Wenn man das Gefühl hat, schon fast unten zu sein, kommt doch noch eine Steilstufe, bevor man endlich das breite Tal Wimbachgries erreicht. Von den zackigen Bergen rund herum reichen zahlreiche Murgänge abwärts, die sich im Tal zu einem riesigen Schuttstrom vereinigen. Bei starken Regenfällen kommt dieser in Bewegung, ansonsten liegt der Schotter ruhig da und das Wasser der Bäche versickert darunter.

Wimbachgries
Wimbachgries

Das Tal mit dem weiten Schotterbett führt parallel zum Watzmannmassiv zum Auto zurück. Anfangs ist die merkwürdige Landschaft noch ungewohnt und gefällt, mit der Zeit will das Tal jedoch kein Ende nehmen…

Watzmann von Maria Ger
Watzmann von Maria Gern

Am nächsten Morgen will ich den Berg noch in den schönsten Postkartenansichten fotografieren: bei Sonnenaufgang beim Kirchlein Maria Gern, der Blick von der Straße über Berchtesgaden und schließlich vom Gipfel des Jenner. Allerdings ist der Watzmanngipfel schon wieder in Wolken verschwunden, bis ich mit der ersten Bahn auf dem Jenner ankomme…

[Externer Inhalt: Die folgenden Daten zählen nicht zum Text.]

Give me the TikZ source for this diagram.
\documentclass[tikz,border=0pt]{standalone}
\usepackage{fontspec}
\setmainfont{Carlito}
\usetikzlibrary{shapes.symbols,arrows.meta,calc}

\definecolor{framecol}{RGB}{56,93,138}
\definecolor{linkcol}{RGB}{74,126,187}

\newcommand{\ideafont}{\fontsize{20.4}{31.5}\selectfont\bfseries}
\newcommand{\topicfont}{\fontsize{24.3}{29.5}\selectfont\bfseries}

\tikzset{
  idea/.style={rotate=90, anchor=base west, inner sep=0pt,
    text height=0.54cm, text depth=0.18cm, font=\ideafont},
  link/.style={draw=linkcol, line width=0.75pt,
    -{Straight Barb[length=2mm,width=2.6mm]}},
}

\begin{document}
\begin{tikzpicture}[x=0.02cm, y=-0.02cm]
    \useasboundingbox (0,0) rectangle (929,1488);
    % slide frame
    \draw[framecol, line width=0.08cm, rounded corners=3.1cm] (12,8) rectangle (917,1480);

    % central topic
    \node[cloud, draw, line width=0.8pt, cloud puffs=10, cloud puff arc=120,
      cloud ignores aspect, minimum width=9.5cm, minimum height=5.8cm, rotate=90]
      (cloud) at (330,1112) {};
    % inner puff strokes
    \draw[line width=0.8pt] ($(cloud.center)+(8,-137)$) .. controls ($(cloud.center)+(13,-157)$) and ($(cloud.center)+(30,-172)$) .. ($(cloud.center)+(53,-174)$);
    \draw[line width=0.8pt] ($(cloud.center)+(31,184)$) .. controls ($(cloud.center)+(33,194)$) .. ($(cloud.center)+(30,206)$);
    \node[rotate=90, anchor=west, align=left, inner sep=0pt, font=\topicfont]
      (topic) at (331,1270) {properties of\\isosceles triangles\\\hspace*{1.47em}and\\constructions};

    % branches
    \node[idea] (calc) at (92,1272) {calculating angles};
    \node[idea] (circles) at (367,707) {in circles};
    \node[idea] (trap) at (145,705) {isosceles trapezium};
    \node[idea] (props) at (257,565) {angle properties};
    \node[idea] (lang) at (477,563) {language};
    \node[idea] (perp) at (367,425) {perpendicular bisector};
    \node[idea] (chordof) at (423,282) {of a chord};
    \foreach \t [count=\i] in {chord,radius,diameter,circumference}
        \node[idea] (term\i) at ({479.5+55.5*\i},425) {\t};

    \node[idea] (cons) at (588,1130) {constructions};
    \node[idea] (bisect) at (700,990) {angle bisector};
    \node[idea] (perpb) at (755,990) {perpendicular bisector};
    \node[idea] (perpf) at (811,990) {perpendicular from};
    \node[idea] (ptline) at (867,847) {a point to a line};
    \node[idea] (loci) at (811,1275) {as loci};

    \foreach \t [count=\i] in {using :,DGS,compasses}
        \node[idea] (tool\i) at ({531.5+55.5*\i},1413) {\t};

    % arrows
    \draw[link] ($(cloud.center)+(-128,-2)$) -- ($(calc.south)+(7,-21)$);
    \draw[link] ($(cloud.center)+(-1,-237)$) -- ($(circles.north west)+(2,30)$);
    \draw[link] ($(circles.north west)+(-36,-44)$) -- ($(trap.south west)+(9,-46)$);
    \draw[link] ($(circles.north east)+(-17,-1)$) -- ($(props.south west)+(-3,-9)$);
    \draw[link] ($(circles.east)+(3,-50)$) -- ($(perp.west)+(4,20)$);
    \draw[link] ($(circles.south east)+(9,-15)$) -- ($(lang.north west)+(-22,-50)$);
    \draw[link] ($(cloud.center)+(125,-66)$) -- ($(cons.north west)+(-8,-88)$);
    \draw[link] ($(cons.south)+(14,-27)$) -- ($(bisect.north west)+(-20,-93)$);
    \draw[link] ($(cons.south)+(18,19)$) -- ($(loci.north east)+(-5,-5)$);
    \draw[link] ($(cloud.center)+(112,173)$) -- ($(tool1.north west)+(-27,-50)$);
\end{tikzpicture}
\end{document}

Blick vom Jenner auf Königssee und Watzmann
Blick vom Jenner auf Königssee und Watzmann

Anschließend gehe ich noch die kurze Runde über Rabenwand und Malerwinkel, die bekanntesten Aussichten auf den Königssee. Auf dem Weg zurück zum Parkplatz kommen mir Menschenmassen entgegen und ich bin froh, dass ich früh aufgestanden und mit meinem Programm schon fertig bin.

Königssee von Rabenwand
Königssee von Rabenwand

Vor meiner Watzmann-Tour habe ich in Ramsau bei meist strömendem Regen auf besseres Wetter gewartet. Da hatte ich viel Zeit, um den Zauberwald und den Hintersee zu erkunden. Beide gehen auf einen gewaltigen Bergsturz zurück, der nach den Eiszeiten vom Hochkalter herunterrauschte und den Bach aufstaute. Die großen Felsblöcke im Wald, im Bach und auch am Seeufer machen den Reiz dieser Landschaft aus.